Except for my last sentence, I agree.
But the "attaching meaning to symbols to make math useful" bit is a fairly essential part of the process. And it is this part that cannot be done unambiguously.
It's also true that we choose which axioms to use based on the meaning we assign to them and (generally) our real-world intuition. So what?
So - we cannot communicate the meaning we have attached to a symbol. If the meaning you attach to a symbol is not identical to the meaning that I attach to a symbol then the meanings we each arrive at after manipulating that symbol are also likely to differ. Yet we have no way of detecting that difference - unless the different meanings lead to different choices of manipulation.
You are right: So what if my "meaning" for infinity is different to your "meaning" for infinity. If we are both constrained to the same set of manipulations then it doesn't matter if our meanings differ... we should both still output the same sets of symbols.
Hmm... your argument is good.

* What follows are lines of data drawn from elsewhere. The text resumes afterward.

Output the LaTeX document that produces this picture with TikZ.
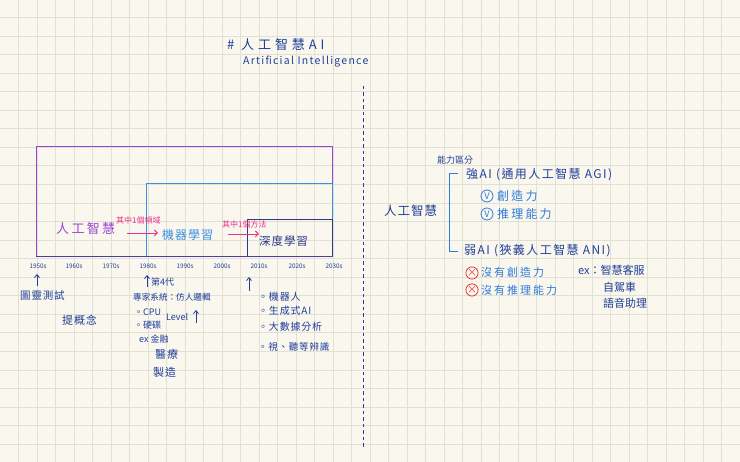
\documentclass[tikz,border=0pt]{standalone}
\usepackage{fontspec}
\setmainfont{Noto Sans CJK TC}
\newfontfamily\widefont[LetterSpace=18]{Noto Sans CJK TC}
\newfontfamily\midfont[LetterSpace=8]{Noto Sans CJK TC}
\newfontfamily\titlefont[LetterSpace=30]{Noto Sans CJK TC}
\newfontfamily\subfont[LetterSpace=12]{Noto Sans CJK TC}
\newfontfamily\longfont[LetterSpace=12]{Noto Sans CJK TC}
\usetikzlibrary{arrows.meta}
\definecolor{paper}{HTML}{F9F7EE}
\definecolor{gridc}{HTML}{E2E0D3}
\definecolor{ink}{HTML}{1F3F99}
\definecolor{bright}{HTML}{2F7BDD}
\definecolor{aipurple}{HTML}{9B45D8}
\definecolor{mlblue}{HTML}{3A8FE0}
\definecolor{dlnavy}{HTML}{2B3A8C}
\definecolor{pinkc}{HTML}{E8318C}
\definecolor{redc}{HTML}{E33A3A}
\tikzset{
  txt/.style={inner sep=0pt, anchor=west, text=ink},
  fs/.style={font=\fontsize{#1}{#1}\selectfont},
  wfs/.style={font=\fontsize{#1}{#1}\selectfont\widefont},
  mfs/.style={font=\fontsize{#1}{#1}\selectfont\midfont},
  lfs/.style={font=\fontsize{#1}{#1}\selectfont\longfont},
  decade/.style={inner sep=0pt, anchor=center, text=ink, font=\fontsize{6.3}{6.3}\selectfont},
  boxn/.style={draw, line width=1pt, inner sep=0pt, anchor=south east},
  uparrow/.style={draw=ink, line width=0.8pt, -{Straight Barb[length=3pt,width=5pt]}},
  pinkarrow/.style={draw=pinkc, line width=0.9pt, -{Straight Barb[length=3pt,width=6pt]}},
  vmark/.style={circle, draw=bright, line width=0.8pt, inner sep=0pt, minimum size=12pt, text=bright, font=\fontsize{9}{9}\selectfont},
  xmark/.style={circle, draw=redc, line width=0.8pt, inner sep=0pt, minimum size=12pt, text=redc, font=\fontsize{10}{10}\selectfont},
  gridline/.style={draw=gridc, line width=0.9pt}
}
\begin{document}
\begin{tikzpicture}[x=1pt,y=-1pt]
\useasboundingbox (0,0) rectangle (740,462);
\fill[paper] (0,0) rectangle (740,462);
\foreach \i in {1,...,39} {\draw[gridline] (\i*18.5,0) -- (\i*18.5,462);}
\foreach \j in {1,...,24} {\draw[gridline] (0,\j*18.55-1) -- (740,\j*18.55-1);}

% title
\node[txt, font=\fontsize{13}{13}\selectfont\titlefont] (title) at (227,45) {\# 人工智慧AI};
\node[txt, font=\fontsize{10.5}{10.5}\selectfont\subfont] (subtitle) at (243,62) {Artificial Intelligence};

% divider
\coordinate (divtop) at (363,86);
\coordinate (divbot) at (363,448);
\draw[ink, line width=1pt, dash pattern=on 3.5pt off 3pt] (divtop) -- (divbot);

% nested boxes
\node[boxn, draw=aipurple, minimum width=296pt, minimum height=110pt] (aibox) at (333,257) {};
\node[boxn, draw=mlblue, minimum width=186pt, minimum height=73pt] (mlbox) at (333,257) {};
\node[boxn, draw=dlnavy, minimum width=85pt, minimum height=37pt] (dlbox) at (333,257) {};
\draw[line width=1pt, draw=dlnavy!70!aipurple] (aibox.south west) -- (aibox.south east);

\node[txt, text=aipurple, wfs=13] (ai) at (56,229) {人工智慧};
\node[txt, text=mlblue, mfs=12] (ml) at (162,235) {機器學習};
\node[txt, text=dlnavy, mfs=11.5] (dl) at (259,241) {深度學習};
\node[txt, text=pinkc, fs=8] (lbl1) at (116,220) {其中1個領域};
\node[txt, text=pinkc, fs=8] (lbl2) at (222,224) {其中1個方法};
\coordinate (a1s) at (127,233);
\coordinate (a1e) at (158,233);
\coordinate (a2s) at (228,234);
\coordinate (a2e) at (259,234);
\draw[pinkarrow] (a1s) -- (a1e);
\draw[pinkarrow] (a2s) -- (a2e);

% decades
\node[decade] (d1950) at (38,266) {1950s};
\node[decade] (d1960) at (74,266) {1960s};
\node[decade] (d1970) at (111,266) {1970s};
\node[decade] (d1980) at (148,266) {1980s};
\node[decade] (d1990) at (185,266) {1990s};
\node[decade] (d2000) at (222,266) {2000s};
\node[decade] (d2010) at (259,266) {2010s};
\node[decade] (d2020) at (297,266) {2020s};
\node[decade] (d2030) at (334,266) {2030s};

% 1950s notes
\coordinate (u1s) at (37,286);
\coordinate (u1e) at (37,274);
\draw[uparrow] (u1s) -- (u1e);
\node[txt, mfs=10.5] (turing) at (20,296) {圖靈測試};
\node[txt, mfs=11] (concept) at (62,320) {提概念};

% 1980s notes
\coordinate (u2s) at (147,287);
\coordinate (u2e) at (147,275);
\draw[uparrow] (u2s) -- (u2e);
\node[txt, fs=9] (gen4) at (151,282) {第4代};
\node[txt, fs=8.6] (expert) at (133,297) {專家系統：仿人邏輯};
\node[txt, fs=9] (cpu) at (134,312) {。CPU};
\node[txt, fs=9] (disk) at (134,325) {。硬碟};
\node[txt, fs=9] (level) at (166,317) {Level};
\coordinate (u3s) at (196,323);
\coordinate (u3e) at (196,310);
\draw[uparrow] (u3s) -- (u3e);
\node[txt, fs=9] (exfin) at (139,339) {ex 金融};
\node[txt, mfs=11] (med) at (155,354) {醫療};
\node[txt, mfs=11] (manu) at (153,372) {製造};

% 2010s notes
\coordinate (u4s) at (249,291);
\coordinate (u4e) at (249,277);
\draw[uparrow] (u4s) -- (u4e);
\node[txt, mfs=10] (robot) at (258,297) {。機器人};
\node[txt, mfs=10] (genai) at (258,311) {。生成式AI};
\node[txt, mfs=10] (bigdata) at (258,327) {。大數據分析};
\node[txt, mfs=9.5] (vision) at (258,347) {。視、聽等辨識};

% right side
\node[txt, fs=9] (split) at (437,160) {能力區分};
\node[txt, lfs=12] (strong) at (466,175) {強AI (通用人工智慧 AGI)};
\node[txt, lfs=12] (weak) at (464,251) {弱AI (狹義人工智慧 ANI)};
\node[txt, mfs=12.5] (airight) at (384,211) {人工智慧};
\coordinate (brtop) at (458,174);
\coordinate (brbot) at (458,252);
\draw[bright, line width=1pt] (brtop) -- ++(-9,0) |- (brbot);

\node[vmark] (v1) at (487,196) {V};
\node[txt, text=bright, wfs=12] (create) at (497,196) {創造力};
\node[vmark] (v2) at (487,214) {V};
\node[txt, text=bright, wfs=12] (reason) at (497,214) {推理能力};

\node[xmark] (x1) at (472,273) {×};
\node[txt, text=bright, wfs=11] (nocreate) at (481,272) {沒有創造力};
\node[xmark] (x2) at (472,290) {×};
\node[txt, text=bright, wfs=11] (noreason) at (481,290) {沒有推理能力};

\node[txt, fs=11] (exai) at (578,270) {ex：智慧客服};
\node[txt, fs=11] (car) at (603,287) {自駕車};
\node[txt, fs=11] (voice) at (603,303) {語音助理};
\end{tikzpicture}
\end{document}
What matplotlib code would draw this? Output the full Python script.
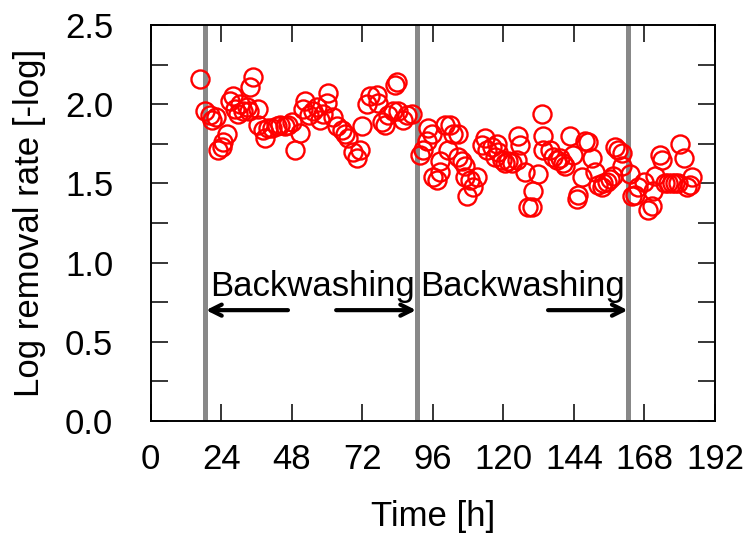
"""Log removal rate over time with backwashing events."""

import matplotlib
matplotlib.use("Agg")
import matplotlib.pyplot as plt
from matplotlib.ticker import MultipleLocator

plt.rcParams["font.family"] = ["Liberation Sans", "DejaVu Sans"]

# ── data ────────────────────────────────────────────────────────────────
time_h = [
    16.8, 18.5, 20.2, 20.7, 22.2, 23.0, 24.1, 24.7, 25.9, 27.0, 28.1, 28.7,
    29.8, 30.4, 31.5, 32.7, 33.5, 33.8, 34.7, 36.6, 36.6, 38.1, 38.9, 40.0,
    41.2, 42.9, 44.0, 45.7, 46.8, 48.0, 49.1, 50.8, 51.9, 52.5, 54.0, 55.3,
    56.5, 57.6, 58.7, 59.9, 60.4, 62.1, 63.3, 65.0, 66.1, 67.2, 69.0, 70.1,
    71.2, 71.8, 73.5,
    74.6, 76.9, 77.4, 78.6, 79.7, 80.8, 82.6, 83.1, 83.7, 84.2, 85.9, 87.1,
    88.8, 91.6, 92.8, 93.9, 94.5, 95.6, 96.2, 97.3, 98.4, 98.4, 100.1, 101.3,
    101.8, 103.0, 104.7, 104.7, 105.8, 106.9, 106.9, 107.5, 108.6, 109.8,
    110.9, 112.6, 113.7, 114.3, 116.0, 117.1, 117.7, 118.3, 119.4, 120.6,
    121.7, 122.8, 124.5, 125.1, 125.7, 127.4, 128.5, 129.6, 130.2, 131.9,
    133.0, 133.6, 133.6,
    135.9, 137.0, 138.2, 139.3, 140.4, 141.0, 142.7, 143.8, 145.0, 145.5,
    146.6, 147.8, 148.9, 150.1, 151.2, 152.3, 153.5, 154.0, 155.2, 156.3,
    157.4, 158.0, 159.1, 160.3, 160.3, 163.1, 163.7, 164.8, 165.9, 167.7,
    169.3, 170.5, 171.0, 171.6, 173.3, 173.9, 175.0, 176.1, 177.3, 178.4,
    179.5, 180.1, 181.3, 182.4, 183.5, 184.1,
]
log_removal = [
    2.16, 1.96, 1.93, 1.90, 1.92, 1.71, 1.73, 1.76, 1.81, 2.02, 2.05, 1.97,
    1.94, 2.00, 1.96, 1.98, 1.96, 2.11, 2.17, 1.97, 1.87, 1.84, 1.79, 1.85,
    1.85, 1.86, 1.87, 1.86, 1.87, 1.89, 1.71, 1.82, 1.97, 2.02, 1.93, 1.96,
    1.98, 1.90, 1.94, 2.01, 2.07, 1.92, 1.86, 1.84, 1.81, 1.79, 1.70, 1.66,
    1.71, 1.86, 2.00,
    2.05, 2.06, 2.01, 1.89, 1.87, 1.93, 1.96, 2.12, 2.14, 1.96, 1.90, 1.93,
    1.94, 1.68, 1.71, 1.77, 1.85, 1.81, 1.54, 1.52, 1.64, 1.57, 1.87, 1.71,
    1.87, 1.81, 1.81, 1.67, 1.64, 1.61, 1.54, 1.42, 1.52, 1.48,
    1.54, 1.74, 1.79, 1.71, 1.73, 1.67, 1.75, 1.70, 1.65, 1.63,
    1.64, 1.63, 1.65, 1.80, 1.74, 1.57, 1.35, 1.35, 1.45, 1.56,
    1.94, 1.80, 1.71,
    1.71, 1.67, 1.65, 1.66, 1.63, 1.61, 1.80, 1.68, 1.40, 1.43,
    1.54, 1.77, 1.76, 1.66, 1.57, 1.49, 1.48, 1.50, 1.51, 1.53,
    1.55, 1.73, 1.71, 1.69, 1.61, 1.56, 1.42, 1.43, 1.48, 1.51,
    1.33, 1.36, 1.45, 1.55, 1.68, 1.65, 1.50, 1.50, 1.50, 1.50,
    1.50, 1.75, 1.66, 1.48, 1.49, 1.54,
]

backwash_h = [18.5, 90.5, 162.5]
# (tail, tip) of each arrow in hours
arrows = [(46.7, 18.8), (63.1, 90.3), (135.2, 162.3)]
label_x = [54.9, 126.6]

FS = 25

fig = plt.figure(figsize=(7.52, 5.45), dpi=100)
ax = fig.add_axes([0.2004, 0.2275, 0.7504, 0.7265])

for t in backwash_h:
    ax.axvline(t, color="#888888", linewidth=3.6, zorder=1)

ax.plot(time_h, log_removal, linestyle="none", marker="o", markersize=13,
        markerfacecolor="none", markeredgecolor="#ff0000",
        markeredgewidth=1.7, zorder=3)

for tail, tip in arrows:
    ax.annotate("", xy=(tip, 0.7), xytext=(tail, 0.7),
                arrowprops=dict(arrowstyle="->,head_length=0.8,head_width=0.4",
                                color="black", lw=3, shrinkA=0, shrinkB=0))
for lx in label_x:
    ax.text(lx, 0.79, "Backwashing", fontsize=FS, ha="center", va="baseline")

ax.set_xlim(0, 192)
ax.set_ylim(0, 2.5)
ax.xaxis.set_major_locator(MultipleLocator(24))
ax.yaxis.set_major_locator(MultipleLocator(0.5))
ax.yaxis.set_minor_locator(MultipleLocator(0.25))
ax.yaxis.set_major_formatter(plt.FormatStrFormatter("%.1f"))

ax.tick_params(which="both", direction="in", top=True, right=True,
               length=12, width=1.1, labelsize=FS)
ax.tick_params(axis="y", which="major", pad=27)
ax.tick_params(axis="x", which="major", pad=16)
for s in ax.spines.values():
    s.set_linewidth(1.4)

ax.set_xlabel("Time [h]", fontsize=FS, labelpad=17)
ax.set_ylabel("Log removal rate [-log]", fontsize=FS, labelpad=14)

fig.savefig("out.png", dpi=100)
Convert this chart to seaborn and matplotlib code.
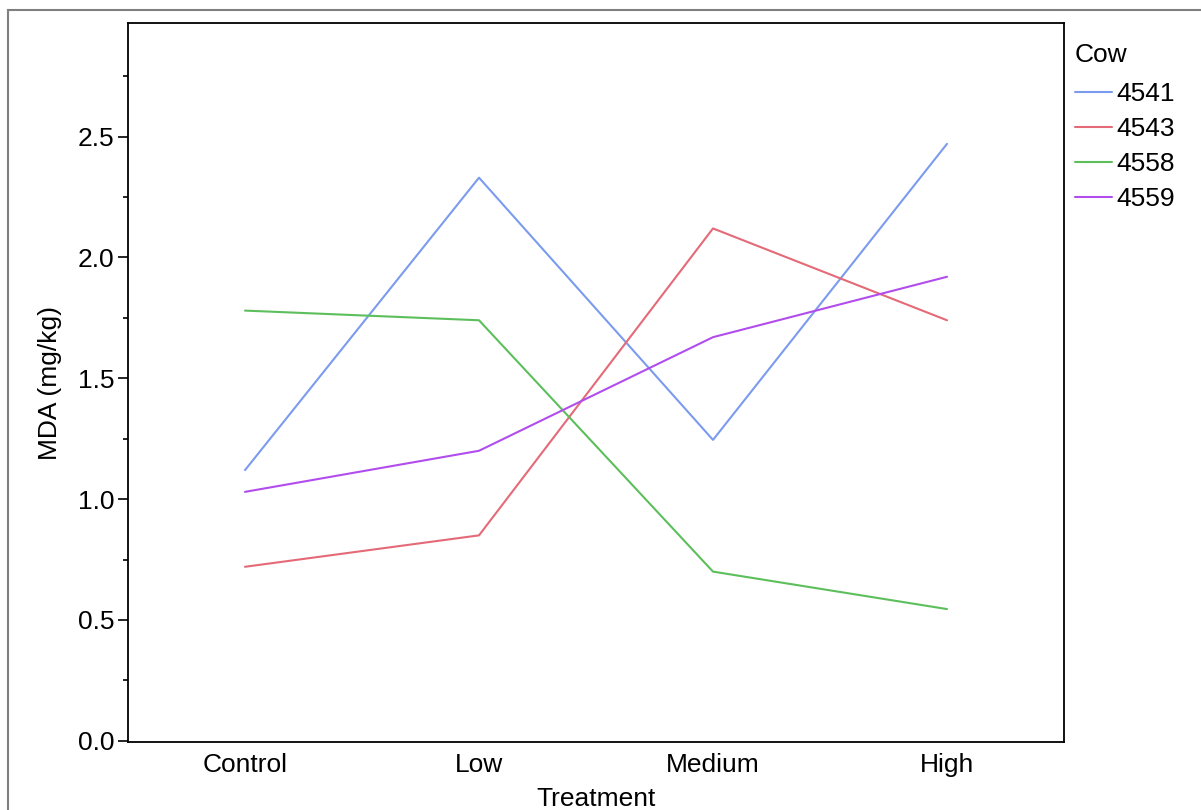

It does help me to see why mathematicians are content to largely ignore the "meaning" with respect to a set of axioms - and why "it works" is regarded as a sufficient argument.
But I don't think it contradicts my argument. It still leaves mathematics as an arbitrary reflection of our biases with no means to reveal anything that isn't a direct result of those biases. And since mathematics does understand that axiomatic mathematics doesn't have a solid foundation...
Which still leaves me wanting more than "an arbitrary set of manipulations" with no inherent significance beyond that which we place there.
Cleverbeans wrote:This is not true. Non-Euclidean geometry being an easy first example.
I think the example you give shows that we do not always understand the rules/meanings we assume from the real world - and that careful examination can reveal our misapprehensions. I would say that the discovery of non-euclidean geometry is very much rooted in our real world experience.
The rest of what your post I agree with and is a good summation of both what I (naively) wanted to say and some of my position.